At step 540, the data records are adapted to include priority levels for each set top box class. Referring to box 543, the priority levels comprise, illustratively, a never store (NS), low (L), high (H), and always store (AS) priority level, as previously discussed. More or fewer priority levels may be utilized. Referring to box 547, the STB classes may comprise low end, mid range, high end, as previously discussed. More or fewer STB classes may be utilized.

At step 550, the adapted records are stored or forwarded to set top boxes per broadcast, narrowcast and/or point cast channels. That is, at step 550 the information provided by the modified data structure is propagated towards the set top boxes for subsequent processing and/or storage as appropriate to the service or application.

FIG. 6 depicts a flow diagram of a server-side method for processing a request according to an embodiment of the invention. Specifically, FIG. 6 depicts a flow diagram of a request processing method 600 suitable for use in, for example, a server 110 or head-end 120 within the system 100 of FIG. 1. The method 600 of FIG. 6 is adapted to responding to a STB request for information needed to invoke the advanced service or application function.

At step 610, a request for extended data item(s) is received from a client or, more specifically, a middleware API operating within the client to support an application or the application/applet itself.

At step 620, a request is propagated to the services database or listing proxy associated with the extended data item(s).
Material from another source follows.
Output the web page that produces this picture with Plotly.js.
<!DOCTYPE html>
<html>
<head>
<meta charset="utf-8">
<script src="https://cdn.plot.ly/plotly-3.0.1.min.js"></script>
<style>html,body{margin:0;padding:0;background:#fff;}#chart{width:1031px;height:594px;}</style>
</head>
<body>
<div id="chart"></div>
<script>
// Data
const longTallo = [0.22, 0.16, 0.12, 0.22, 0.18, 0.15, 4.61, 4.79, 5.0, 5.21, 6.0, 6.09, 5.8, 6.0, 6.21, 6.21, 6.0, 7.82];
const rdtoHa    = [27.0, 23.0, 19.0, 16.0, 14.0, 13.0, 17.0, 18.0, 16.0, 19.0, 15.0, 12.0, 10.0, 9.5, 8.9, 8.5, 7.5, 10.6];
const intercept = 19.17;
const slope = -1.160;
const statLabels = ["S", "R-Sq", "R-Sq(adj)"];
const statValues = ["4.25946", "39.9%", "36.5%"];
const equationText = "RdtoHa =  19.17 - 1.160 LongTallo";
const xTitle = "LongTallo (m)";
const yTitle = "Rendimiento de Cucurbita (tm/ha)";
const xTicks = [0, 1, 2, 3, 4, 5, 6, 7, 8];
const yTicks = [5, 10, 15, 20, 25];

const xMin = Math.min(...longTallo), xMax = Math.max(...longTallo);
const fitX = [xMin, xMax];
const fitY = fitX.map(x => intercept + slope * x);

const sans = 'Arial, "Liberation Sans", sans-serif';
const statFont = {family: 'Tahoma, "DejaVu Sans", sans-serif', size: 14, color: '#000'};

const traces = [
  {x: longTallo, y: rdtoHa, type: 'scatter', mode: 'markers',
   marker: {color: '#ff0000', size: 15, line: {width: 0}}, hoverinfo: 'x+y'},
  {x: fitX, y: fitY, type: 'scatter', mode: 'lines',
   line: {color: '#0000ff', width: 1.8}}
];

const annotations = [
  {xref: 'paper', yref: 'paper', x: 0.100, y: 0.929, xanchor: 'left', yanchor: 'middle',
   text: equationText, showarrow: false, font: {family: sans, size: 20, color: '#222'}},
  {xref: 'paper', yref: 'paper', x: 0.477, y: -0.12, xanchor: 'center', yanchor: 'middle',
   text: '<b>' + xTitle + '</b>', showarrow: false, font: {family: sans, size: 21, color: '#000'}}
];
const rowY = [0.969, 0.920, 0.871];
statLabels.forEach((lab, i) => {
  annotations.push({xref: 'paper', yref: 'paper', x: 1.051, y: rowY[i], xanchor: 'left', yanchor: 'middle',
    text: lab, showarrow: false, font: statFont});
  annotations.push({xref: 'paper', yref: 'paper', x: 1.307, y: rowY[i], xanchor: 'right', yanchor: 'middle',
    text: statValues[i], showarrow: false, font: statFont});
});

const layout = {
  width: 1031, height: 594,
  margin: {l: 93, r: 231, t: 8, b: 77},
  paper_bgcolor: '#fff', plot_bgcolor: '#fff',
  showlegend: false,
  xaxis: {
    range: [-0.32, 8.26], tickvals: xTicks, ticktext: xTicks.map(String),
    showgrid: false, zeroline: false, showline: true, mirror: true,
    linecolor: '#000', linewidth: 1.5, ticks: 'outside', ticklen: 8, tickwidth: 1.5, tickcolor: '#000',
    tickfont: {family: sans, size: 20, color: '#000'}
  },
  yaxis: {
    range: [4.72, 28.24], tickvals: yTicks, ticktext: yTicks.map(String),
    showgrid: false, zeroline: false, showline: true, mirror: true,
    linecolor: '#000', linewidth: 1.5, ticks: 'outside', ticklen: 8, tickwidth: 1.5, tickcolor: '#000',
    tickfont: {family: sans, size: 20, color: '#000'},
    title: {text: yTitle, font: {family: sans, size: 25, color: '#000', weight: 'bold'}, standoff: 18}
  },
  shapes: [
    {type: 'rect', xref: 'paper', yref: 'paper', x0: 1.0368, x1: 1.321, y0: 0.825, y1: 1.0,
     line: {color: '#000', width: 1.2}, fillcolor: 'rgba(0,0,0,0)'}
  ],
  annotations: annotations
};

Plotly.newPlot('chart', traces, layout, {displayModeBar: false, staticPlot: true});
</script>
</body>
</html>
For example, a listing proxy may comprise an application or functional entity that integrates content listings for both VOD and broadcast to provide an integrated listing. On those set top boxes where VOD operation is available, one application is the generation of such an integrated listing in a timely and accurate manner. Other services databases may be accessed to provide appropriate information in response to the STB request.

At step 630, the requested extended data item(s) are forwarded to the requesting STB or STBs.
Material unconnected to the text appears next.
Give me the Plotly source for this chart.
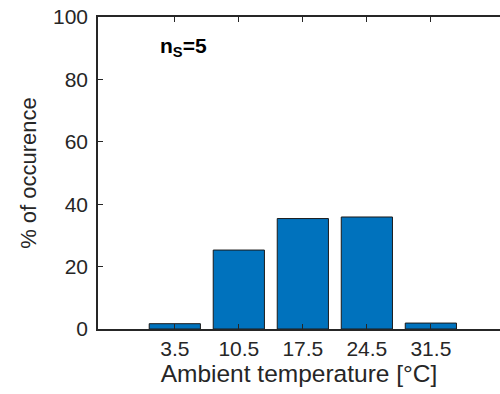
import plotly.graph_objects as go

categories = ["3.5", "10.5", "17.5", "24.5", "31.5"]
occurrence = [1.7, 25.3, 35.4, 35.9, 1.9]
y_ticks = [0, 20, 40, 60, 80, 100]

positions = list(range(1, len(categories) + 1))

FONT = "Liberation Sans, Arial, Helvetica, sans-serif"
AX = "#262626"

fig = go.Figure()
fig.add_trace(go.Bar(
    x=positions, y=occurrence, width=0.8,
    marker=dict(color="#0072BD", line=dict(color="#1a1a1a", width=1)),
))

fig.update_layout(
    width=500, height=394,
    margin=dict(l=98, r=0, t=17, b=65, autoexpand=False),
    paper_bgcolor="white", plot_bgcolor="white",
    showlegend=False,
    font=dict(family=FONT, size=21, color=AX),
    xaxis=dict(
        range=[-0.2, 6.08], tickmode="array", tickvals=positions, ticktext=categories,
        ticks="inside", ticklen=5, tickwidth=1.3, tickcolor=AX,
        showline=True, linecolor=AX, linewidth=1.6, mirror="ticks",
        showgrid=False, zeroline=False, automargin=False,
        tickfont=dict(size=21, color=AX),
        title=dict(text="Ambient temperature [°C]", font=dict(size=24.5, color=AX), standoff=2),
    ),
    yaxis=dict(
        range=[0, 100], tickmode="array", tickvals=y_ticks,
        ticks="inside", ticklen=5, tickwidth=1.3, tickcolor=AX,
        showline=True, linecolor=AX, linewidth=1.6, mirror=False,
        showgrid=False, zeroline=False, automargin=False,
        ticklabelstandoff=4,
        tickfont=dict(size=21, color=AX),
        title=dict(text="% of occurence", font=dict(size=22, color=AX), standoff=10),
    ),
    annotations=[dict(
        text="<b>n<sub>S</sub>=5</b>", xref="paper", yref="paper",
        x=0.212, y=0.905, xanchor="center", yanchor="middle",
        showarrow=False, font=dict(size=21, color="black"),
    )],
)

fig.write_html(
    "out.html",
    config={"displayModeBar": False},
    post_script="document.body.style.margin='0px';document.body.style.overflow='hidden';",
)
The above methods may be used independently or in any combination. More specifically, various functional elements within the system 100 of FIG. 1 may be used to perform all or only a portion of the processing tasks described with respect to the various Figures. For example, using the method 600 of FIG. 6, the proxy servers may be used to create merged VOD/broadcast listing IPG data. The data may be further processed by the server (e.g., per the method 500 of FIG. 5) to provide additional IPG application data.

While the foregoing is directed to certain embodiments of the present invention, these embodiments are meant to be illustrative, not limiting. Other and further embodiments of the invention may be devised without departing from the basic scope thereof, which is to be determined by the following claims.